* Written task
Give the data below again exactly as it stands. Omit the pictures.

— start of Data shown —

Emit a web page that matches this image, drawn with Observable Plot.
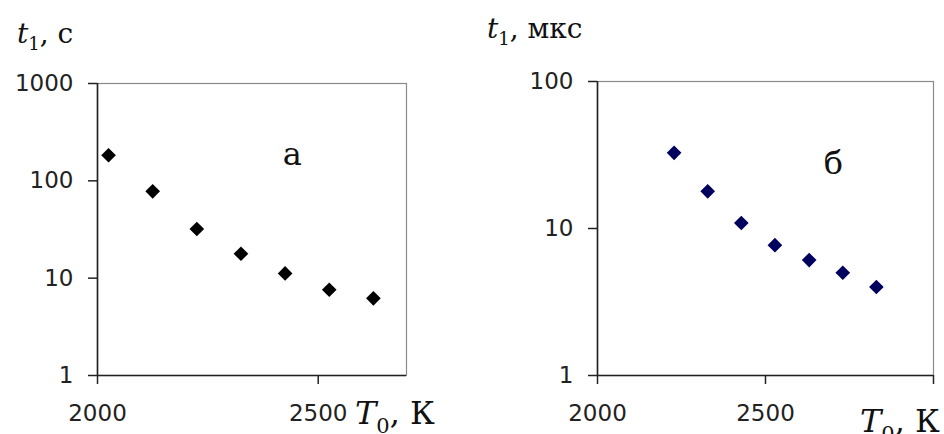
<!DOCTYPE html>
<html>
<head>
<meta charset="utf-8">
<script src="https://cdn.jsdelivr.net/npm/d3@7"></script>
<script src="https://cdn.jsdelivr.net/npm/@observablehq/plot@0.6"></script>
<style>
  html, body { margin: 0; padding: 0; background: #fff; }
  #wrap { position: relative; width: 944px; height: 434px; overflow: hidden; background: #fff; }
  #wrap > div { position: absolute; top: 0; }
  svg { overflow: visible; }
</style>
</head>
<body>
<div id="wrap"><div id="pa" style="left:0"></div><div id="pb" style="left:470px"></div></div>
<script>
// Panel "а": temperature T0 (K) vs t1 (s)
const tempA = [2025, 2125, 2225, 2325, 2425, 2525, 2625];
const timeA = [183, 78, 32, 17.8, 11.2, 7.6, 6.2];
// Panel "б": temperature T0 (K) vs t1 (µs)
const tempB = [2228, 2328, 2428, 2528, 2630, 2730, 2830];
const timeB = [32.7, 17.9, 10.9, 7.7, 6.1, 5.0, 4.0];

const xTicksA = [2000, 2500];
const yTicksA = [1, 10, 100, 1000];
const xTicksB = [2000, 2500, 3000];
const xLabelsB = [2000, 2500];
const yTicksB = [1, 10, 100];

const panelLabels = ["а", "б"];
const panelLabelPos = [{T: 2441, t: 145}, {T: 2702, t: 23.3}];
const yUnits = ["с", "мкс"];

function makePanel(opts) {
  const data = opts.temps.map((T, i) => ({T, t: opts.times[i]}));
  const svg = Plot.plot({
    width: opts.width,
    height: 434,
    marginLeft: opts.ml,
    marginRight: opts.mr,
    marginTop: opts.mt,
    marginBottom: 59,
    style: {fontFamily: "DejaVu Sans", fontSize: "23px", color: "#222", background: "transparent"},
    x: {domain: opts.xDomain},
    y: {type: "log", domain: opts.yDomain},
    marks: [
      Plot.frame({stroke: "#8a8a8a", strokeWidth: 1.2}),
      Plot.axisX({ticks: opts.xTicks, tickSize: 9, tickPadding: 20, stroke: "#222", strokeWidth: 1.5,
        fontSize: 23, label: null, tickFormat: d => opts.xLabels.includes(d) ? String(d) : ""}),
      Plot.axisY({ticks: opts.yTicks, tickSize: 9, tickPadding: 15, stroke: "#222", strokeWidth: 1.5,
        fontSize: 23, label: null, tickFormat: d => String(d)}),
      Plot.ruleX([opts.xDomain[0]], {stroke: "#222", strokeWidth: 1.6}),
      Plot.ruleY([opts.yDomain[0]], {stroke: "#222", strokeWidth: 1.6}),
      Plot.dot(data, {x: "T", y: "t", symbol: "diamond2", r: 6.6, fill: opts.color, stroke: "none"}),
      Plot.text([opts.label], {x: opts.labelPos.T, y: opts.labelPos.t, text: d => d,
        fontFamily: "DejaVu Serif", fontSize: 32, fill: "#111", textAnchor: "middle", lineAnchor: "bottom"})
    ]
  });
  const s = d3.select(svg);
  // y axis title: t1, unit
  const yt = s.append("text").attr("x", opts.ytx).attr("y", opts.yty).attr("text-anchor", "start")
    .attr("font-family", "DejaVu Serif").attr("font-size", 28).attr("fill", "#111");
  yt.append("tspan").attr("font-style", "italic").text("t");
  yt.append("tspan").attr("font-size", 18).attr("dy", 7).text("1");
  yt.append("tspan").attr("dy", -7).text(", " + opts.unit);
  // x axis title: T0, K
  const xt = s.append("text").attr("x", opts.xtx).attr("y", opts.xty).attr("text-anchor", "start")
    .attr("font-family", "DejaVu Serif").attr("font-size", 32).attr("fill", "#111");
  xt.append("tspan").attr("font-style", "italic").text("T");
  xt.append("tspan").attr("font-size", 21).attr("dy", 9).text("0");
  xt.append("tspan").attr("dy", -9).text(", К");
  return svg;
}

document.getElementById("pa").appendChild(makePanel({
  temps: tempA, times: timeA, width: 470, ml: 97, mr: 64, mt: 83,
  xDomain: [2000, 2700], yDomain: [1, 1000], xTicks: xTicksA, xLabels: xTicksA, yTicks: yTicksA,
  color: "#000", label: panelLabels[0], labelPos: panelLabelPos[0], unit: yUnits[0],
  ytx: 17, yty: 43, xtx: 355, xty: 424
}));
document.getElementById("pb").appendChild(makePanel({
  temps: tempB, times: timeB, width: 474, ml: 127, mr: 11, mt: 81,
  xDomain: [2000, 3000], yDomain: [1, 100], xTicks: xTicksB, xLabels: xLabelsB, yTicks: yTicksB,
  color: "#00005e", label: panelLabels[1], labelPos: panelLabelPos[1], unit: yUnits[1],
  ytx: 17, yty: 38, xtx: 390, xty: 432
}));
</script>
</body>
</html>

— end of Data shown —

* Correct answer
Emit a web page that matches this image, drawn with Observable Plot.
<!DOCTYPE html>
<html>
<head>
<meta charset="utf-8">
<script src="https://cdn.jsdelivr.net/npm/d3@7"></script>
<script src="https://cdn.jsdelivr.net/npm/@observablehq/plot@0.6"></script>
<style>
  html, body { margin: 0; padding: 0; background: #fff; }
  #wrap { position: relative; width: 944px; height: 434px; overflow: hidden; background: #fff; }
  #wrap > div { position: absolute; top: 0; }
  svg { overflow: visible; }
</style>
</head>
<body>
<div id="wrap"><div id="pa" style="left:0"></div><div id="pb" style="left:470px"></div></div>
<script>
// Panel "а": temperature T0 (K) vs t1 (s)
const tempA = [2025, 2125, 2225, 2325, 2425, 2525, 2625];
const timeA = [183, 78, 32, 17.8, 11.2, 7.6, 6.2];
// Panel "б": temperature T0 (K) vs t1 (µs)
const tempB = [2228, 2328, 2428, 2528, 2630, 2730, 2830];
const timeB = [32.7, 17.9, 10.9, 7.7, 6.1, 5.0, 4.0];

const xTicksA = [2000, 2500];
const yTicksA = [1, 10, 100, 1000];
const xTicksB = [2000, 2500, 3000];
const xLabelsB = [2000, 2500];
const yTicksB = [1, 10, 100];

const panelLabels = ["а", "б"];
const panelLabelPos = [{T: 2441, t: 145}, {T: 2702, t: 23.3}];
const yUnits = ["с", "мкс"];

function makePanel(opts) {
  const data = opts.temps.map((T, i) => ({T, t: opts.times[i]}));
  const svg = Plot.plot({
    width: opts.width,
    height: 434,
    marginLeft: opts.ml,
    marginRight: opts.mr,
    marginTop: opts.mt,
    marginBottom: 59,
    style: {fontFamily: "DejaVu Sans", fontSize: "23px", color: "#222", background: "transparent"},
    x: {domain: opts.xDomain},
    y: {type: "log", domain: opts.yDomain},
    marks: [
      Plot.frame({stroke: "#8a8a8a", strokeWidth: 1.2}),
      Plot.axisX({ticks: opts.xTicks, tickSize: 9, tickPadding: 20, stroke: "#222", strokeWidth: 1.5,
        fontSize: 23, label: null, tickFormat: d => opts.xLabels.includes(d) ? String(d) : ""}),
      Plot.axisY({ticks: opts.yTicks, tickSize: 9, tickPadding: 15, stroke: "#222", strokeWidth: 1.5,
        fontSize: 23, label: null, tickFormat: d => String(d)}),
      Plot.ruleX([opts.xDomain[0]], {stroke: "#222", strokeWidth: 1.6}),
      Plot.ruleY([opts.yDomain[0]], {stroke: "#222", strokeWidth: 1.6}),
      Plot.dot(data, {x: "T", y: "t", symbol: "diamond2", r: 6.6, fill: opts.color, stroke: "none"}),
      Plot.text([opts.label], {x: opts.labelPos.T, y: opts.labelPos.t, text: d => d,
        fontFamily: "DejaVu Serif", fontSize: 32, fill: "#111", textAnchor: "middle", lineAnchor: "bottom"})
    ]
  });
  const s = d3.select(svg);
  // y axis title: t1, unit
  const yt = s.append("text").attr("x", opts.ytx).attr("y", opts.yty).attr("text-anchor", "start")
    .attr("font-family", "DejaVu Serif").attr("font-size", 28).attr("fill", "#111");
  yt.append("tspan").attr("font-style", "italic").text("t");
  yt.append("tspan").attr("font-size", 18).attr("dy", 7).text("1");
  yt.append("tspan").attr("dy", -7).text(", " + opts.unit);
  // x axis title: T0, K
  const xt = s.append("text").attr("x", opts.xtx).attr("y", opts.xty).attr("text-anchor", "start")
    .attr("font-family", "DejaVu Serif").attr("font-size", 32).attr("fill", "#111");
  xt.append("tspan").attr("font-style", "italic").text("T");
  xt.append("tspan").attr("font-size", 21).attr("dy", 9).text("0");
  xt.append("tspan").attr("dy", -9).text(", К");
  return svg;
}

document.getElementById("pa").appendChild(makePanel({
  temps: tempA, times: timeA, width: 470, ml: 97, mr: 64, mt: 83,
  xDomain: [2000, 2700], yDomain: [1, 1000], xTicks: xTicksA, xLabels: xTicksA, yTicks: yTicksA,
  color: "#000", label: panelLabels[0], labelPos: panelLabelPos[0], unit: yUnits[0],
  ytx: 17, yty: 43, xtx: 355, xty: 424
}));
document.getElementById("pb").appendChild(makePanel({
  temps: tempB, times: timeB, width: 474, ml: 127, mr: 11, mt: 81,
  xDomain: [2000, 3000], yDomain: [1, 100], xTicks: xTicksB, xLabels: xLabelsB, yTicks: yTicksB,
  color: "#00005e", label: panelLabels[1], labelPos: panelLabelPos[1], unit: yUnits[1],
  ytx: 17, yty: 38, xtx: 390, xty: 432
}));
</script>
</body>
</html>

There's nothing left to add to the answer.